Katy M. O'Brien silhouetted and flexing
This is an image from the official trailer for “Love Lies Bleeding” distributed by A24.

Everyone is talking about “Love Lies Bleeding” — some about having seen it, others about those who saw it. Whichever describes you, you’ve heard about the hype for this gory and muscle-bound erotic thriller. “Love Lies Bleeding” is Rose Glass’s (“Saint Maud”) sophomore film starring Kristen Stewart (“Crimes of the Future”) as Lou, a trainer, cleaner and general handyman at a small gym in a small New Mexico city, along with Katy M. O’Brian (“The Mandalorian”) as Jackie, a new-in-town bodybuilder with her eyes set on a Las Vegas competition. 

Their chemistry is immediate, and you’d hope it would be for how much it’s referenced; in a sexually charged meet cute, Lou drools over Jackie’s immaculate form (on the weight bench, of course) to crooning German electropop. Without a place to stay, their steamy one-night stand becomes a living arrangement for Jackie by the morning after. Chez Lou, life seems simple; Lou makes breakfast, the sex is fantastic (and often) and they get along. But trouble appears in paradise before long. Lou’s avoidance of her tumultuous relationship with her father (Ed Harris, “The Truman Show”) combined with apparent roid rage from “preparing” for her upcoming show creates tension, which isn’t held for long without bloody release. 
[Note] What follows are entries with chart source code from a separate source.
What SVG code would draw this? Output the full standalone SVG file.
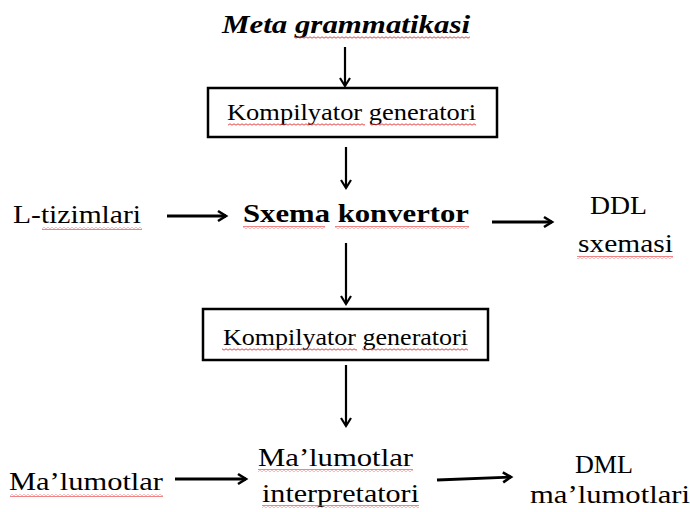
<svg xmlns="http://www.w3.org/2000/svg" width="690" height="512" viewBox="0 0 690 512">
<style>
text{font-family:"Liberation Serif","Times New Roman",serif;fill:#000;}
.t{font-size:26px;}
.bx{font-size:23px;}
.b{font-size:26px;font-weight:bold;}
.bi{font-size:26px;font-weight:bold;font-style:italic;}
.box{fill:#fff;stroke:#000;stroke-width:2.5;}
.arr{stroke:#000;stroke-width:2.2;fill:none;marker-end:url(#ah);}
.harr{stroke:#000;stroke-width:2.8;fill:none;marker-end:url(#ah2);}
.sq{fill:url(#wave);}
</style>
<defs>
<marker id="ah" markerUnits="userSpaceOnUse" markerWidth="14" markerHeight="14" refX="11" refY="7" orient="auto">
<path d="M3,2 L11,7 L3,12" fill="none" stroke="#000" stroke-width="2.2"/>
</marker>
<marker id="ah2" markerUnits="userSpaceOnUse" markerWidth="14" markerHeight="14" refX="11" refY="7" orient="auto">
<path d="M3,2 L11,7 L3,12" fill="none" stroke="#000" stroke-width="2.6"/>
</marker>
<pattern id="wave" patternUnits="userSpaceOnUse" width="4" height="3">
<path d="M0,2.2 L2,0.8 L4,2.2" fill="none" stroke="#e03030" stroke-width="0.9"/>
</pattern>
</defs>

<g id="connectors">
<line class="arr" x1="345" y1="47" x2="345" y2="86"/>
<line class="arr" x1="346" y1="147" x2="346" y2="188"/>
<line class="harr" x1="167" y1="216" x2="226" y2="216"/>
<line class="harr" x1="492" y1="222" x2="552" y2="222"/>
<line class="arr" x1="346" y1="243" x2="346" y2="304"/>
<line class="arr" x1="346" y1="365" x2="346" y2="426"/>
<line class="harr" x1="175" y1="479" x2="246" y2="479"/>
<line class="harr" x1="437" y1="480" x2="511" y2="477"/>
</g>

<g id="meta">
<text class="bi" x="222" y="33" textLength="248" lengthAdjust="spacingAndGlyphs">Meta grammatikasi</text>
<rect class="sq" x="294" y="36" width="176" height="3"/>
</g>

<g id="kompilyator1">
<rect class="box" x="208" y="88" width="289" height="49"/>
<text class="bx" x="227" y="120" textLength="249" lengthAdjust="spacingAndGlyphs">Kompilyator generatori</text>
<rect class="sq" x="228" y="123" width="137" height="3"/>
<rect class="sq" x="370" y="123" width="106" height="3"/>
</g>

<g id="ltizimlari">
<text class="t" x="13" y="223" textLength="128" lengthAdjust="spacingAndGlyphs">L-tizimlari</text>
<rect class="sq" x="42" y="227" width="100" height="3"/>
</g>

<g id="sxema">
<text class="b" x="243" y="222" textLength="226" lengthAdjust="spacingAndGlyphs">Sxema konvertor</text>
<rect class="sq" x="243" y="226" width="82" height="3"/>
<rect class="sq" x="335" y="226" width="134" height="3"/>
</g>

<g id="ddl">
<text class="t" x="590" y="214" textLength="57" lengthAdjust="spacingAndGlyphs">DDL</text>
<text class="t" x="578" y="252" textLength="95" lengthAdjust="spacingAndGlyphs">sxemasi</text>
<rect class="sq" x="577" y="256" width="96" height="3"/>
</g>

<g id="kompilyator2">
<rect class="box" x="203" y="309" width="285" height="51"/>
<text class="bx" x="223" y="345" textLength="245" lengthAdjust="spacingAndGlyphs">Kompilyator generatori</text>
<rect class="sq" x="222" y="348" width="135" height="3"/>
<rect class="sq" x="362" y="348" width="106" height="3"/>
</g>

<g id="malumotlar">
<text class="t" x="9" y="490" textLength="154" lengthAdjust="spacingAndGlyphs">Ma’lumotlar</text>
<rect class="sq" x="10" y="494" width="153" height="3"/>
</g>

<g id="interpretator">
<text class="t" x="258" y="466" textLength="155" lengthAdjust="spacingAndGlyphs">Ma’lumotlar</text>
<rect class="sq" x="258" y="469" width="155" height="3"/>
<text class="t" x="262" y="502" textLength="157" lengthAdjust="spacingAndGlyphs">interpretatori</text>
<rect class="sq" x="262" y="505" width="157" height="3"/>
</g>

<g id="dml">
<text class="t" x="575" y="473" textLength="58" lengthAdjust="spacingAndGlyphs">DML</text>
<text class="t" x="530" y="503" textLength="160" lengthAdjust="spacingAndGlyphs">ma’lumotlari</text>
</g>
</svg>
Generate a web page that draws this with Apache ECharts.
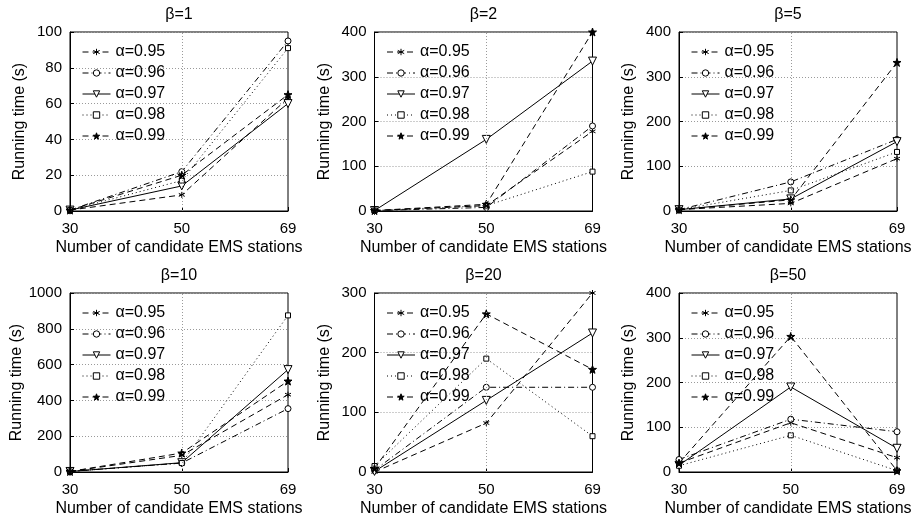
<!DOCTYPE html>
<html>
<head>
<meta charset="utf-8">
<script src="https://cdn.jsdelivr.net/npm/echarts@6/dist/echarts.min.js"></script>
<style>html,body{margin:0;padding:0;background:#fff;}#chart{width:916px;height:521px;}</style>
</head>
<body>
<div id="chart"></div>
<script>
const xValues = [30, 50, 69];
const alphaNames = ['α=0.95', 'α=0.96', 'α=0.97', 'α=0.98', 'α=0.99'];
const betaTitles = ['β=1', 'β=2', 'β=5', 'β=10', 'β=20', 'β=50'];
const yMax = [100, 400, 400, 1000, 300, 400];
const yStep = [20, 100, 100, 200, 100, 100];
const xTickLabels = [30, 50, 69];
// each row: alpha 0.95, 0.96, 0.97, 0.98, 0.99 ; values at 30, 50, 69
const beta1 = [[0.5, 9, 63], [0.5, 22, 95], [0.5, 14, 60], [0.5, 17, 91], [0.5, 20, 65]];
const beta2 = [[1, 12, 178], [1, 8, 190], [1, 160, 335], [1, 12, 88], [1, 15, 400]];
const beta5 = [[3, 17, 117], [3, 65, 160], [3, 27, 155], [3, 46, 132], [3, 25, 332]];
const beta10 = [[3, 93, 432], [3, 50, 354], [3, 52, 572], [3, 50, 875], [3, 106, 508]];
const beta20 = [[0, 82, 300], [3, 142, 142], [1, 120, 233], [10, 190, 60], [6, 265, 172]];
const beta50 = [[20, 110, 32], [28, 118, 90], [15, 190, 53], [14, 82, 3], [20, 303, 3]];
const panels = [beta1, beta2, beta5, beta10, beta20, beta50];

const FONT = "'Liberation Sans', Arial, Helvetica, sans-serif";
const starPath = 'path://M0,-10L2.35,-3.24L9.51,-3.09L3.8,1.24L5.88,8.09L0,4L-5.88,8.09L-3.8,1.24L-9.51,-3.09L-2.35,-3.24Z';
const asteriskPath = 'path://M0,-5L0,5M-4.33,-2.5L4.33,2.5M-4.33,2.5L4.33,-2.5M0,-5Z';
const downTri = 'path://M-6,-5L6,-5L0,6Z';
const styles = [
  { type: [6, 4], symbol: asteriskPath, size: 6, fill: 'none' },
  { type: [6, 3, 1, 3], symbol: 'circle', size: 6, fill: '#fff' },
  { type: 'solid', symbol: downTri, size: 8, fill: '#fff' },
  { type: [1, 3], symbol: 'rect', size: 5, fill: '#fff' },
  { type: [6, 4], symbol: starPath, size: 8, fill: '#000' }
];

const lefts = [70, 374.5, 679];
const tops = [32, 293];
const W = 218, H = 179;

const grid = [], xAxis = [], yAxis = [], series = [], title = [], legend = [];
panels.forEach((panel, p) => {
  const col = p % 3, row = Math.floor(p / 3);
  const L = lefts[col], T = tops[row];
  grid.push({ left: L, top: T, width: W, height: H, show: true, borderColor: '#000', borderWidth: 1, backgroundColor: 'transparent' });
  title.push({ text: betaTitles[p], left: L + W / 2, top: T - 25, textAlign: 'center', padding: 0,
    textStyle: { fontFamily: FONT, fontSize: 16, fontWeight: 'normal', color: '#000' } });
  xAxis.push({ gridIndex: p, type: 'value', min: 30, max: 69, interval: 10,
    name: 'Number of candidate EMS stations', nameLocation: 'middle', nameGap: 29,
    nameTextStyle: { fontFamily: FONT, fontSize: 16, color: '#000' },
    axisLine: { lineStyle: { color: '#000', width: 1 } },
    axisTick: { inside: true, length: 4, lineStyle: { color: '#000' }, customValues: xTickLabels },
    axisLabel: { fontFamily: FONT, fontSize: 15, color: '#000', margin: 10, customValues: xTickLabels },
    splitLine: { show: false } });
  yAxis.push({ gridIndex: p, type: 'value', min: 0, max: yMax[p], interval: yStep[p],
    name: 'Running time (s)', nameLocation: 'middle', nameGap: 42,
    nameTextStyle: { fontFamily: FONT, fontSize: 16, color: '#000' },
    axisLine: { lineStyle: { color: '#000', width: 1 } },
    axisTick: { inside: true, length: 4, lineStyle: { color: '#000' } },
    axisLabel: { fontFamily: FONT, fontSize: 15, color: '#000', margin: 8, formatter: v => String(v) },
    splitLine: { show: true, lineStyle: { color: '#9a9a9a', type: [1, 2], width: 1 } } });
  legend.push({ left: L + 12, top: T + 12, orient: 'vertical', padding: 0, itemWidth: 28, itemHeight: 8, itemGap: 5,
    data: alphaNames.map(n => n), selectedMode: false,
    lineStyle: { width: 1 }, itemStyle: { borderWidth: 1 },
    textStyle: { fontFamily: FONT, fontSize: 16, color: '#000', lineHeight: 16 } });
  panel.forEach((vals, s) => {
    const st = styles[s];
    const ser = {
      name: alphaNames[s], type: 'line', xAxisIndex: p, yAxisIndex: p,
      data: xValues.map((x, i) => [x, vals[i]]),
      symbol: st.symbol, symbolSize: st.size, showAllSymbol: true,
      lineStyle: { color: '#000', width: 1, type: st.type },
      itemStyle: { color: st.fill, borderColor: '#000', borderWidth: 1 },
      animation: false, silent: true, z: 3
    };
    if (s === 0) {
      ser.markLine = { silent: true, symbol: 'none', label: { show: false },
        lineStyle: { color: '#9a9a9a', type: [1, 2], width: 1 }, data: [{ xAxis: 50 }], animation: false };
    }
    series.push(ser);
  });
});

const chart = echarts.init(document.getElementById('chart'), null, { renderer: 'canvas' });
chart.setOption({ backgroundColor: '#fff', animation: false, title, legend, grid, xAxis, yAxis, series });
</script>
</body>
</html>
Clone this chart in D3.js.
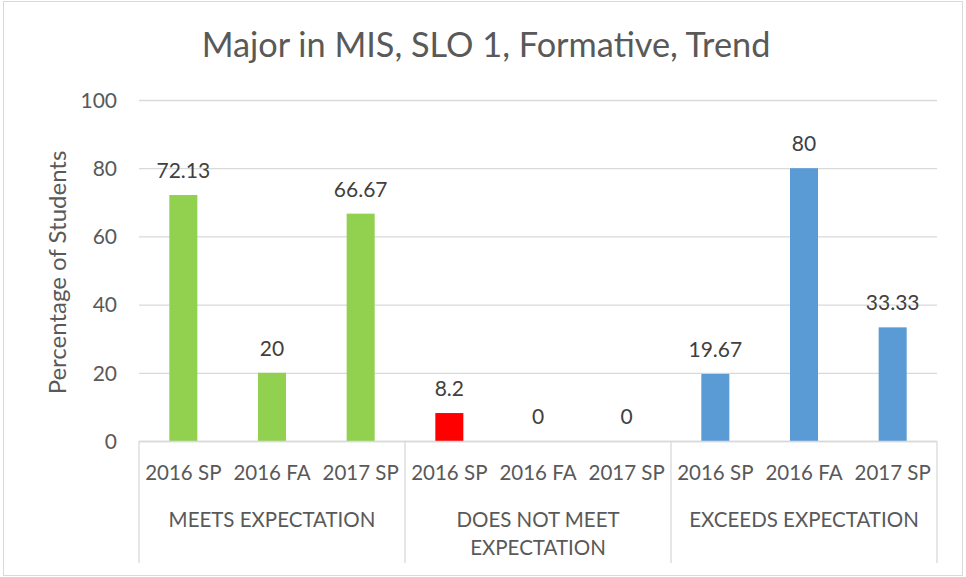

That’s a great segue into the sound design of the film; despite the arid southwestern setting, the runtime is populated by squelching and thudding just barely too wet, too loud, too slow and too present to be entirely diegetic, yet Glass takes care never to let them break one’s immersion. The squelching isn’t only related to bodily fluids and gore but also to the stretching and flexing of muscles. There’s an almost sensuality and surreality given to these scenes that would otherwise lack this charge. The film takes every opportunity to remind the viewer that these people, who aren’t naked, could be naked. 

“Love Lies Bleeding” doesn’t shrug away from genre. The ringing endorsement I can give this film is that it’s exactly what it’s supposed to be — for 104 minutes, I had fun. Pat Califia, Throbbing Gristle interpolated fun. It’s well-paced. Sex is back in theaters. It’s hard to ask for more. Aside from some slightly stiff interactions relating to two small, quick arguments, the performances are fantastic; this review would be lacking if it didn’t specifically commend O’Brian’s performance when Jackie shoots a gun for the first time nor mention the scene-stealing performances by Ed Harris as Lou Sr. Yet there is a lack of tightness which, while not throwing the movie off, is noticeable. Paranormal elements that don’t materialize seem to be suggested in the sound design and camera surrounding a fissure which plays a part in the film, the odd and reclusive behavior of Lou and her father Lou Sr. seems to hint at more than what the movie ultimately provides, and so on — there is a slight feeling that one is catching on to vestiges of a more supernatural or even extraterrestrial draft that was scrapped, and it’s something you’d like to see. The inclusions could well be intentional and intended to disorient or create atmosphere rather than plot, but the curious mind wonders.

Thematically, there is a noticeable departure from Queer trauma so present in new Queer cinema and following depictions of queer identity on screen. Glass said, “I wasn’t interested in doing the tasteful lesbian-period drama where it’s all fleeting glances and hand grazes,” referencing perhaps the relatively chaste “Portrait of a Lady on Fire.” More often, the issues present for our protagonists stem from the situations they find themselves in rather than their identities, and nobody could accuse “Love Lies Bleeding” of being a “hand grazer.” The film looks at family dynamics as an origin of violence; we see it in Jackie’s constant migration and in both Lou and Lou Sr. holding themselves as cleaners of messes, literalized in the film’s first scene, and there is a vulnerability granted to our protagonists that, as is often complained, is denied from “strong female characters.”

The ultimate value of the movie is perhaps in this: balancing being a well-executed and fun genre film (an erotic thriller both erotic and, yes, thrilling) with creating layered, believable characters who express human frustrations and insecurities, affable and sympathetic through it all, and in such a way that it doesn’t feel like a balance at all — thoughtful, but not demanding something from its audience or pretending it’s above itself, like so many so-called “elevated” genre films do. “Love Lies Bleeding” is, at its core, about “A sweet, little Frankenstein” and her Victor.